Why now, and why Mourinho again
The timing of this move is deeply intertwined with Real Madrid’s internal politics. The appointment is contingent on Florentino Pérez winning the club’s presidential election, scheduled for June 7, 2026. Pérez made reinstating Mourinho a centerpiece of his campaign platform, essentially turning a coaching hire into an electoral promise.
The publicly traded nature of Benfica adds an unusual layer of corporate governance to what is typically a backroom negotiation. Shareholders and regulators get visibility into deals that at most clubs would be sealed with a handshake and a press conference.
What this means for the football landscape
The financial structure of this deal is worth noting. The escalating termination clause, the regulatory disclosure requirements, and the election-contingent timing are mechanisms that increasingly resemble corporate M&A transactions rather than traditional sporting appointments.
For Benfica investors, the €15 million inflow is a material event. It’s effectively a windfall payment for a coaching asset that was going to depreciate as the contract wound down toward its June 2027 expiration.
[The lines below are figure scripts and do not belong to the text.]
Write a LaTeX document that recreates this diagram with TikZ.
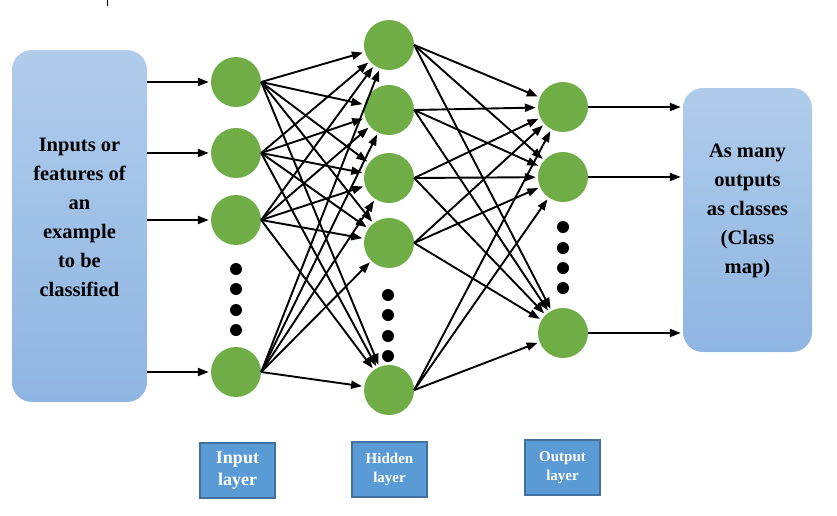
\documentclass[tikz,border=0pt]{standalone}
\usepackage{fontspec}
\setmainfont{Liberation Serif}
\usetikzlibrary{arrows.meta, positioning}
\definecolor{NeuronGreen}{RGB}{112,173,71}
\definecolor{BoxTop}{RGB}{176,204,235}
\definecolor{BoxBottom}{RGB}{143,181,226}
\definecolor{LabelBlue}{RGB}{91,155,213}
\definecolor{LabelEdge}{RGB}{65,113,156}

\tikzset{
  neuron/.style={circle, fill=NeuronGreen, minimum size=50pt, inner sep=0pt},
  dotmark/.style={circle, fill=black, minimum width=11pt, minimum height=12pt, inner sep=0pt},
  sidebox/.style={rounded corners=20pt, top color=BoxTop, bottom color=BoxBottom, draw=none},
  sidetext/.style={align=center, font=\bfseries\fontsize{20.5}{29}\selectfont},
  layerbox/.style={draw=LabelEdge, line width=1.2pt, fill=LabelBlue, minimum width=75pt, minimum height=55pt, text=white, align=center},
  link/.style={-{Triangle[length=11pt,width=8pt]}, line width=1.9pt, shorten >=2pt}
}

\begin{document}
\begin{tikzpicture}[x=1pt, y=-1pt]
  \useasboundingbox (0,0) rectangle (837,515);
  \draw[line width=1pt] (107,0) -- (107,6);

  \node[sidebox, minimum width=135pt, minimum height=352pt] (inbox) at (79.5,226) {};
  \node[sidetext] (intext) at (79.5,217) {Inputs or\\features of\\an\\example\\to be\\classified};
  \node[sidebox, minimum width=129pt, minimum height=264pt] (outbox) at (747.5,220) {};
  \node[sidetext] (outtext) at (747.5,211) {As many\\outputs\\as classes\\(Class\\map)};

  \foreach \n/\y in {1/82,2/153,3/220,4/372}
    \node[neuron] (i\n) at (236,\y) {};
  \foreach \n/\y in {1/45,2/110,3/178,4/243,5/390}
    \node[neuron] (h\n) at (389,\y) {};
  \foreach \n/\y in {1/107,2/177,3/333}
    \node[neuron] (o\n) at (563,\y) {};

  \foreach \k/\y in {a/269,b/289,c/310,d/330}
    \node[dotmark] (di\k) at (236,\y) {};
  \foreach \k/\y in {a/295,b/315,c/336,d/356}
    \node[dotmark] (dh\k) at (388,\y) {};
  \foreach \k/\y in {a/227,b/248,c/268,d/288}
    \node[dotmark] (do\k) at (563,\y) {};

  \foreach \n in {1,...,4}
    \draw[link] (inbox.east |- i\n) -- (i\n);
  \foreach \a in {1,...,4}
    \foreach \b in {1,...,5}
      \draw[link] (i\a.east) -- (h\b);
  \foreach \a in {1,...,5}
    \foreach \b in {1,2,3}
      \draw[link] (h\a.east) -- (o\b);
  \foreach \n in {1,2,3}
    \draw[link] (o\n) -- (outbox.west |- o\n);

  \node[layerbox, font=\bfseries\fontsize{18}{22}\selectfont] (inlabel) at (237.5,470.5) {Input\\layer};
  \node[layerbox, font=\bfseries\fontsize{15}{19}\selectfont] (hidlabel) at (389.5,469.5) {Hidden\\layer};
  \node[layerbox, font=\bfseries\fontsize{15}{19}\selectfont] (outlabel) at (562.5,467.5) {Output\\layer};
\end{tikzpicture}
\end{document}
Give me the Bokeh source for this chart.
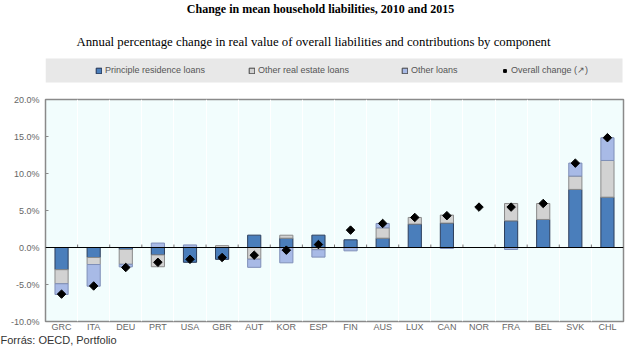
import numpy as np
from bokeh.plotting import figure
from bokeh.models import Range1d, FixedTicker, Span, Legend, LegendItem, Title
from bokeh.layouts import column
from bokeh.embed import file_html
from bokeh.resources import INLINE
from bokeh.core.properties import value

# ---------------- data ----------------
countries = ["GRC", "ITA", "DEU", "PRT", "USA", "GBR", "AUT", "KOR", "ESP",
             "FIN", "AUS", "LUX", "CAN", "NOR", "FRA", "BEL", "SVK", "CHL"]
principle_residence = [-3.0, -1.35, -0.27, -1.0, -2.0, -1.6, 1.67, 1.26, 1.67,
                       1.04, 1.26, 3.16, 3.3, 0.0, 3.6, 3.79, 7.85, 6.8]
other_real_estate = [-1.9, -0.95, -2.0, -1.6, 0.0, 0.25, -1.58, 0.4, -0.3,
                     0.0, 1.4, 0.9, 1.08, 0.0, 2.35, 2.16, 1.8, 4.96]
other_loans = [-1.45, -2.93, -0.35, 0.6, 0.35, 0.0, -1.1, -2.07, -1.0,
               -0.45, 0.59, 0.0, -0.13, 0.0, -0.27, 0.0, 1.76, 3.07]
overall_change = [-6.3, -5.2, -2.7, -2.0, -1.6, -1.35, -1.04, -0.36, 0.4,
                  2.35, 3.25, 4.06, 4.3, 5.46, 5.46, 5.95, 11.4, 14.84]
y_ticks = [-10, -5, 0, 5, 10, 15, 20]

title_text = "Change in mean household liabilities, 2010 and 2015"
subtitle_text = ("Annual percentage change in real value of overall liabilities "
                 "and contributions by component")
legend_labels = ["Principle residence loans", "Other real estate loans",
                 "Other loans", "Overall change (\u2197)"]
source_text = "Forr\u00e1s: OECD, Portfolio"

# ---------------- styles ----------------
BLUE, GREY, LBLUE = "#4a7ebb", "#d2d2d2", "#a8bae6"
EDGES = ["#2c3e5c", "#8a8a8a", "#7f8fb8"]
SERIF = "Liberation Serif"
SANS = "Liberation Sans"
LEFT, RIGHT = 45, 17
DIAMOND_ANGLE = np.pi / 4

# ---------------- header (titles + legend band) ----------------
# frame is aligned with the chart frame below; x data units = canvas pixels
hdr = figure(width=640, height=84, x_range=Range1d(LEFT, 640 - RIGHT),
             y_range=Range1d(0, 84), toolbar_location=None, output_backend="svg",
             x_axis_type=None, y_axis_type=None, min_border_left=LEFT,
             min_border_right=RIGHT, min_border_top=0, min_border_bottom=0,
             outline_line_color=None)
hdr.background_fill_color = "white"
hdr.border_fill_color = "white"
hdr.quad(left=[45], right=[622], bottom=[2], top=[26],
         fill_color="#e8e8e8", line_color=None)
hdr.text(x=[320], y=[76], text=[title_text], text_font=value(SERIF),
         text_font_style="bold", text_font_size="12px", text_align="center",
         text_baseline="middle", text_color="black")
hdr.text(x=[313], y=[43], text=[subtitle_text], text_font=value(SERIF),
         text_font_size="12.8px", text_align="center", text_baseline="middle",
         text_color="black")

nan = [np.nan]
r1 = hdr.vbar(x=nan, top=nan, width=1, fill_color=BLUE, line_color="#1f2f4f")
r2 = hdr.vbar(x=nan, top=nan, width=1, fill_color=GREY, line_color="#404040")
r3 = hdr.vbar(x=nan, top=nan, width=1, fill_color=LBLUE, line_color="#404040")
r4 = hdr.scatter(x=nan, y=nan, marker="square", angle=DIAMOND_ANGLE, size=5,
                 color="black")
leg_x = [50, 203, 356, 456]
for r, lab, xp in zip([r1, r2, r3, r4], legend_labels, leg_x):
    lg = Legend(items=[LegendItem(label=lab, renderers=[r])], location=(xp, 4),
                orientation="horizontal", padding=0, margin=0, spacing=0,
                glyph_width=7, glyph_height=7, label_standoff=3,
                label_height=20, label_width=10,
                label_text_font=SANS, label_text_font_size="9px",
                label_text_color="#555555", background_fill_alpha=0,
                border_line_alpha=0)
    hdr.add_layout(lg)

# ---------------- main chart ----------------
n = len(countries)
x = np.arange(n)
p = figure(width=640, height=269, x_range=Range1d(-0.5, n - 0.5),
           y_range=Range1d(-10, 20), toolbar_location=None, output_backend="svg",
           min_border_left=LEFT, min_border_right=RIGHT, min_border_top=15,
           min_border_bottom=32)
p.background_fill_color = "#f2fdfd"
p.border_fill_color = "white"
p.outline_line_color = "#8a8a8a"
p.outline_line_width = 1.5

pos_base = np.zeros(n)
neg_base = np.zeros(n)
for vals, color, edge in zip([principle_residence, other_real_estate, other_loans],
                             [BLUE, GREY, LBLUE], EDGES):
    v = np.array(vals, dtype=float)
    pos = np.where(v > 0, v, 0.0)
    neg = np.where(v < 0, v, 0.0)
    bottom = np.where(v > 0, pos_base, neg_base + neg)
    top = np.where(v > 0, pos_base + pos, neg_base)
    m = v != 0
    p.vbar(x=x[m], bottom=bottom[m], top=top[m], width=0.41,
           fill_color=color, line_color=edge, line_width=1)
    pos_base += pos
    neg_base += neg

p.add_layout(Span(location=0, dimension="width", line_color="black", line_width=1))
bounds = x[:-1] + 0.5
p.segment(x0=bounds, y0=np.zeros(len(bounds)), x1=bounds,
          y1=np.full(len(bounds), 0.4), line_color="#777777", line_width=1)
p.scatter(x=x, y=overall_change, marker="square", angle=DIAMOND_ANGLE, size=6,
          color="black")

# axes
p.yaxis.ticker = FixedTicker(ticks=y_ticks)
p.yaxis.major_label_overrides = {t: f"{t:.1f}%" for t in y_ticks}
p.yaxis.major_tick_in = 3
p.yaxis.major_tick_out = 0
p.yaxis.minor_tick_line_color = None
p.yaxis.major_tick_line_color = "#8a8a8a"
p.yaxis.axis_line_color = "#8a8a8a"
p.yaxis.major_label_standoff = 6
p.yaxis.major_label_text_font = SANS
p.yaxis.major_label_text_font_size = "9px"
p.yaxis.major_label_text_color = "#666666"

p.xaxis.ticker = FixedTicker(ticks=list(x))
p.xaxis.major_label_overrides = {int(i): c for i, c in zip(x, countries)}
p.xaxis.major_tick_line_color = None
p.xaxis.minor_tick_line_color = None
p.xaxis.axis_line_color = None
p.xaxis.major_tick_in = 0
p.xaxis.major_tick_out = 0
p.xaxis.major_label_standoff = 0
p.xaxis.major_label_text_font = SANS
p.xaxis.major_label_text_font_size = "9px"
p.xaxis.major_label_text_color = "#666666"

p.ygrid.visible = False
p.xgrid.ticker = FixedTicker(ticks=list(bounds))
p.xgrid.grid_line_color = "white"
p.xgrid.grid_line_width = 1

src = Title(text=source_text, align="left", offset=-45, standoff=-6,
            text_font=SANS, text_font_size="11px", text_font_style="normal",
            text_color="#333333")
p.add_layout(src, "below")

layout = column(hdr, p, spacing=0)
open("out.html", "w").write(file_html(layout, INLINE))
The fact that Real Madrid let the cheaper window expire and ended up paying roughly triple the minimum price suggests either bureaucratic delay, political uncertainty around the election outcome, or a deliberate choice to wait until the campaign narrative was fully formed.
If Pérez wins on June 7, Mourinho walks into one of the biggest jobs in world football with a mandate directly from the electorate. If Pérez loses, that €15 million becomes the most expensive campaign promise in sporting history.